I've talked before about adopting a failure-oriented mindset. That means you should expect every component of your system or application to someday fail. In fact, they'll usually fail at the worst possible times.
When a component does fail, whatever unit of work it's processing at the time will most likely be lost. If that unit of work is backed up by a transactional database, well, you're in luck. The database will do it's Omega-13 bit on the transaction and it'll be like nothing ever happened.
Of course, if you've got more than one database, then you either need two-phase commit or pixie dust. (OK, compensating transactions can help, too, but only if the thing that failed isn't the thing that would do the compensating transaction.)
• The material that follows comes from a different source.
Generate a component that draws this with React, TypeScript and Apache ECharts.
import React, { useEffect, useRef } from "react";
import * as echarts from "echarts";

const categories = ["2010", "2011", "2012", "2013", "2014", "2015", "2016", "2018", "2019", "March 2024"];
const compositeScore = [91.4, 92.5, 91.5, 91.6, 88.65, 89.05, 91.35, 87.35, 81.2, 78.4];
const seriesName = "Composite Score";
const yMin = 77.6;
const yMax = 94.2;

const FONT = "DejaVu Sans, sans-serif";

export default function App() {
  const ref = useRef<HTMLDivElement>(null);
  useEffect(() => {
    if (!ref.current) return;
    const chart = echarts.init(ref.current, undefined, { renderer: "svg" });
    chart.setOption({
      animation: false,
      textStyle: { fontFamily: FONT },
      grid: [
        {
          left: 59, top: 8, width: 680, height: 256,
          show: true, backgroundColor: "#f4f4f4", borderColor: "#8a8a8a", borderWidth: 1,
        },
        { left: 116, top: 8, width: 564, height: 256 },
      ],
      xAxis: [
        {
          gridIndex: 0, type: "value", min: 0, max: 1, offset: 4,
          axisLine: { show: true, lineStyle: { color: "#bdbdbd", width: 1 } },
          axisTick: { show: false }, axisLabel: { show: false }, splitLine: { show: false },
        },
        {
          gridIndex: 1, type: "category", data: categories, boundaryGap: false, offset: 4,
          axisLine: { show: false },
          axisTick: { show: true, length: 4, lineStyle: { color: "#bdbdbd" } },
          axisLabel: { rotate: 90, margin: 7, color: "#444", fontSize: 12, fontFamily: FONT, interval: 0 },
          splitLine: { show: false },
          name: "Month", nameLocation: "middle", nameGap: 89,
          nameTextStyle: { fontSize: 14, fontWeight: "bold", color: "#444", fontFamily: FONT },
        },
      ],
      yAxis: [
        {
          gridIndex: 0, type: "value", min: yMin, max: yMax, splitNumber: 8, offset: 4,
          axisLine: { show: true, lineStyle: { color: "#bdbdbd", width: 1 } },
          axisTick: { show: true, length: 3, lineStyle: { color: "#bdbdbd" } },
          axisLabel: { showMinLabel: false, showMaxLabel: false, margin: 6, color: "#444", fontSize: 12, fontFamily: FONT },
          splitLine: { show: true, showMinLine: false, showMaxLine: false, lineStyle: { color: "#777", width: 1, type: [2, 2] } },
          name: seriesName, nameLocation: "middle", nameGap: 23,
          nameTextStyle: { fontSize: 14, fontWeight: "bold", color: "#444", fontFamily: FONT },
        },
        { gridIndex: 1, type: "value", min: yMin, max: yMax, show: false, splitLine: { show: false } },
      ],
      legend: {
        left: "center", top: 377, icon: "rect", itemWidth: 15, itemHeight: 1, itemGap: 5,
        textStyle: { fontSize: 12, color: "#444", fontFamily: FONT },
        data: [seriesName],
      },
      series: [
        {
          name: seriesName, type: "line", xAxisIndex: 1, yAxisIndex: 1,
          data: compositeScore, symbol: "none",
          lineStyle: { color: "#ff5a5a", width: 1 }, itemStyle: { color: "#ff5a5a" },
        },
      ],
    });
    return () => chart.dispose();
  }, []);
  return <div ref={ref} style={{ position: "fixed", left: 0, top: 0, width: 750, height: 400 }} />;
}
I don't favor distributed transactions, for a lot of reasons. They're not scalable, and I find that the risk of deadlock goes way up when you've got multiple systems accessing multiple databases. Yes, uniform lock ordering will prevent that, but I never want to trust my own application's stability to good coding practices in other people's apps.
Besides, enterprise integration through database access is just... icky.
Messaging is the way to go. Messaging offers superior scalability, better response time to users, and better resilience against partial system failures. It also provides enough spatial, temporal, and logical decoupling between systems that you can evolve the endpoints independently.
Udi Dahan has published an excellent article with several patterns for robust messaging. It's worth reading, and studying. He addresses the real-world issues you'll encounter when building messaging apps, such as giant messages clogging up your queue, or "poison" messages that sit in the front of the queue causing errors and subsequent rollbacks.